Filed in federal court in Massachusetts, the suit alleges that Harvard failed to adequately protect Jewish and Israeli students from harassment, asserting that the university did not enforce its own policies or respond effectively to a climate of hostility. Federal officials are seeking not only corrective action, but also the recovery of federal funds awarded during the period in which the government claims the university was out of compliance. Reporting from The Wall Street Journal indicates that the lawsuit follows an earlier, unsuccessful effort to revoke roughly $2 billion in federal funding tied to similar concerns.

The case arrives at a moment when federal scrutiny of campus conditions has intensified. According to coverage by The New York Times, the administration has increasingly framed antisemitism on college campuses as a civil rights issue requiring assertive enforcement under existing federal statutes. The lawsuit represents one of the most direct applications of that approach, transforming prior warnings and investigations into formal litigation.

Local reporting from The Boston Globe underscores the broader implications for institutions nationwide. The claims extend beyond individual incidents to the university’s overall response, raising questions about how campus climate, administrative decision-making, and enforcement practices are evaluated under federal law.

At stake is not only the outcome of a single case, but the evolving standard by which institutions are judged.

Historically, universities have understood civil rights compliance as a procedural obligation. Policies must exist. Complaints must be addressed. Investigations must be conducted. The emerging federal posture suggests a different emphasis. Institutions are now being evaluated on whether their governance function effectively in practice, whether policies are enforced consistently, whether hostile environments are addressed promptly, and whether students are able to access educational programs free from discrimination.

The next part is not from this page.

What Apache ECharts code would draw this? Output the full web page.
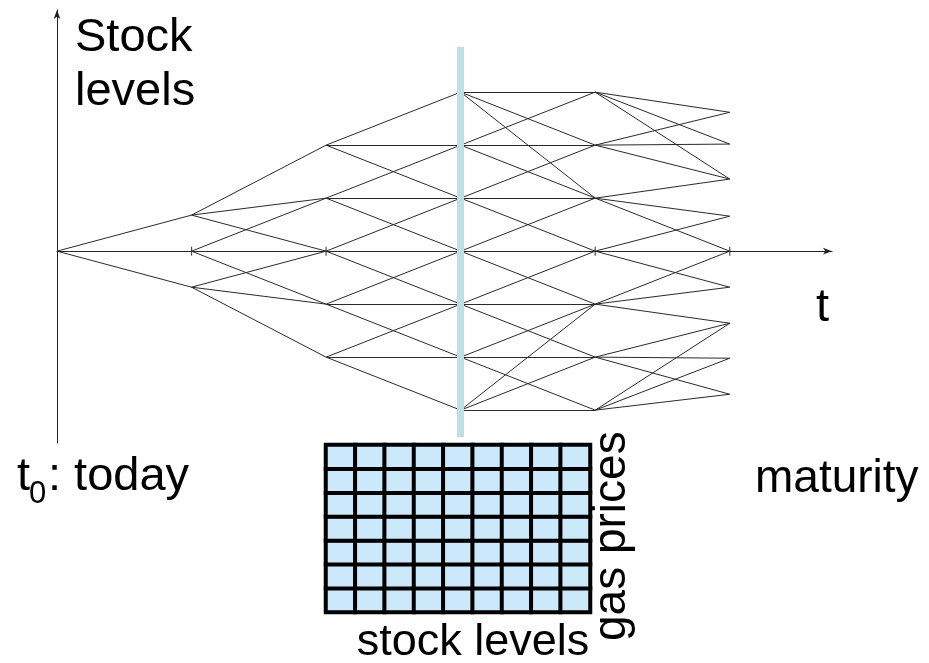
<!DOCTYPE html>
<html>
<head>
<meta charset="utf-8">
<script src="https://cdn.jsdelivr.net/npm/echarts@6/dist/echarts.min.js"></script>
<style>
html,body{margin:0;padding:0;background:#fff;}
#chart{width:929px;height:663px;}
</style>
</head>
<body>
<div id="chart"></div>
<script>
// ---- data ----
const times = [0, 1, 2, 3, 4, 5];
// stock levels of the tree nodes at each time step
const nodeLevels = [
  [0],
  [0.68, 0, -0.68],
  [2, 1, 0, -1, -2],
  [3, 2, 1, 0, -1, -2, -3],
  [3, 2, 1, 0, -1, -2, -3],
  [2.62, 2.02, 1.36, 0.66, 0, -0.68, -1.36, -2.02, -2.7]
];
// branches [fromNodeIndex, toNodeIndex] between step k and k+1
const branches = [
  [[0,0],[0,1],[0,2]],
  [[0,0],[0,1],[0,2],[1,1],[1,2],[1,3],[2,2],[2,3],[2,4]],
  [[0,0],[0,1],[0,2],[1,1],[1,2],[1,3],[2,2],[2,3],[2,4],[3,3],[3,4],[3,5],[4,4],[4,5],[4,6]],
  [[0,0],[0,1],[0,2],[1,0],[1,1],[1,2],[2,1],[2,2],[2,3],[3,2],[3,3],[3,4],[4,3],[4,4],[4,5],[5,4],[5,5],[5,6],[6,4],[6,5],[6,6]],
  [[0,0],[0,1],[0,2],[1,0],[1,1],[1,2],[2,2],[2,3],[2,4],[3,3],[3,4],[3,5],[4,4],[4,5],[4,6],[5,6],[5,7],[5,8],[6,6],[6,7],[6,8]]
];
const axisTicks = [1, 2, 3, 4, 5];
const sliceTime = 3;
const sliceRange = [3.85, -3.51];
const stockLevelCols = ['s1','s2','s3','s4','s5','s6','s7','s8','s9'];
const gasPriceRows = ['p1','p2','p3','p4','p5','p6','p7'];
const xRange = [0, 5.76];
const yRange = [-3.62, 4.55];

// ---- build ----
const edgeData = [];
branches.forEach((list, k) => {
  list.forEach(([a, b]) => {
    edgeData.push({coords: [[times[k], nodeLevels[k][a]], [times[k + 1], nodeLevels[k + 1][b]]]});
  });
});
const cellData = [];
stockLevelCols.forEach((c, i) => gasPriceRows.forEach((r, j) => cellData.push([i, j, 1])));

const FONT = '"Liberation Sans", Arial, sans-serif';
const FS = 47;
const txt = (text, x, y, extra, size, align) => Object.assign({type: 'text', x: x, y: y,
  style: {text: text, font: (size || FS) + 'px ' + FONT, fill: '#000', textAlign: align || 'left', textVerticalAlign: 'middle'}}, extra || {});
const chart = echarts.init(document.getElementById('chart'), null, {renderer: 'canvas'});
chart.setOption({
  animation: false,
  backgroundColor: '#fff',
  grid: [
    {left: 57, right: 97, top: 10, bottom: 220},
    {left: 326, top: 445, width: 264, height: 167}
  ],
  xAxis: [
    {type: 'value', gridIndex: 0, min: xRange[0], max: xRange[1],
     axisLine: {show: true, onZero: true, symbol: ['none', 'arrow'], symbolSize: [5, 9], lineStyle: {color: '#222', width: 1}},
     axisTick: {show: false}, axisLabel: {show: false}, splitLine: {show: false}},
    {type: 'category', gridIndex: 1, data: stockLevelCols, show: false}
  ],
  yAxis: [
    {type: 'value', gridIndex: 0, min: yRange[0], max: yRange[1],
     axisLine: {show: true, onZero: false, symbol: ['none', 'arrow'], symbolSize: [5, 9], lineStyle: {color: '#222', width: 1}},
     axisTick: {show: false}, axisLabel: {show: false}, splitLine: {show: false}},
    {type: 'category', gridIndex: 1, data: gasPriceRows, show: false}
  ],
  visualMap: {show: false, seriesIndex: 3, min: 0, max: 1, inRange: {color: ['#cce9fb', '#cce9fb']}},
  series: [
    {type: 'lines', coordinateSystem: 'cartesian2d', xAxisIndex: 0, yAxisIndex: 0, silent: true, z: 2,
     lineStyle: {color: '#2a2a2a', width: 1, opacity: 1}, data: edgeData},
    {type: 'scatter', xAxisIndex: 0, yAxisIndex: 0, silent: true, z: 3, symbol: 'rect', symbolSize: [1.2, 9],
     itemStyle: {color: '#222'}, data: axisTicks.map(t => [t, 0])},
    {type: 'lines', coordinateSystem: 'cartesian2d', xAxisIndex: 0, yAxisIndex: 0, silent: true, z: 5,
     lineStyle: {color: '#bde0e3', width: 7, opacity: 1, cap: 'butt'},
     data: [{coords: [[sliceTime, sliceRange[0]], [sliceTime, sliceRange[1]]]}]},
    {type: 'heatmap', xAxisIndex: 1, yAxisIndex: 1, silent: true, data: cellData,
     itemStyle: {borderColor: '#000', borderWidth: 4}}
  ],
  graphic: [
    txt('Stock', 75, 38),
    txt('levels', 75, 92),
    txt('t', 816, 308),
    txt('t', 17, 477),
    txt('0', 29, 494, null, 31),
    txt(': today', 48, 477),
    txt('maturity', 755, 479, null, 46),
    txt('stock levels', 473, 643, null, 45, 'center'),
    txt('gas prices', 612, 641, {rotation: Math.PI / 2}, 46)
  ]
});
</script>
</body>
</html>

In this context, enforcement is becoming less about isolated failures and more about institutional design.

The Harvard case illustrates how quickly the focus can shift. What begins as a question of response to specific incidents can become an examination of funding, governance, and campus-wide conditions. Financial consequences, once considered remote, are now part of the enforcement landscape. So too is the expectation that institutions demonstrate not only compliance on paper, but credibility in practice.

This is where the concept of a proper assessment becomes central.

An assessment is not simply a preliminary review. It is a structured, fact-informed process that evaluates allegations through the totality of the circumstances. That includes the nature, scope, and frequency of reported conduct, the identities and experiences of affected individuals, prior related incidents, institutional response timelines, and the broader campus climate in which the conduct occurred. It requires institutions to move beyond isolated facts and consider patterns, context, and impact.

Equally important is who is at the table.

Effective assessment requires coordinated engagement across key stakeholders, including civil rights and compliance offices, student affairs, campus safety, legal counsel, communications, and, where appropriate, academic leadership. Each plays a distinct role in ensuring that the institution’s response is informed, timely, and aligned with both legal obligations and community expectations. Without this coordination, institutions risk fragmented responses that undermine both support and accountability.

When conducted properly, an assessment does three things simultaneously.

It stabilizes the environment by identifying and implementing appropriate supportive measures for affected individuals. It informs decision-making by determining whether the reported conduct may implicate Title VI or other institutional policies. And it positions the institution to respond in a way that is consistent, well-documented, and defensible if later subject to external review.

At Fractional Coordinator, this is the work we support.

We partner with institutions to design and execute assessment processes that are structured, neutral, and aligned with federal expectations. That includes helping teams identify the relevant facts, engage the right stakeholders, document decision points, and apply a totality of the circumstances framework that reflects both legal standards and institutional values. Our focus is not only on resolving the immediate incident, but on strengthening the systems that govern how incidents are received, evaluated, and addressed over time.

The litigation involving Harvard will continue to unfold over the coming months. Yet its immediate implication is already clear.

Universities are being placed on notice that civil rights obligations are no longer confined to formal procedures. They are embedded in how institutions assess risk, coordinate responses, and demonstrate accountability in moments that test both their policies and their principles.

Whether the government ultimately prevails in court, the direction of federal enforcement is becoming increasingly clear.

Compliance is no longer reactive. It is structural.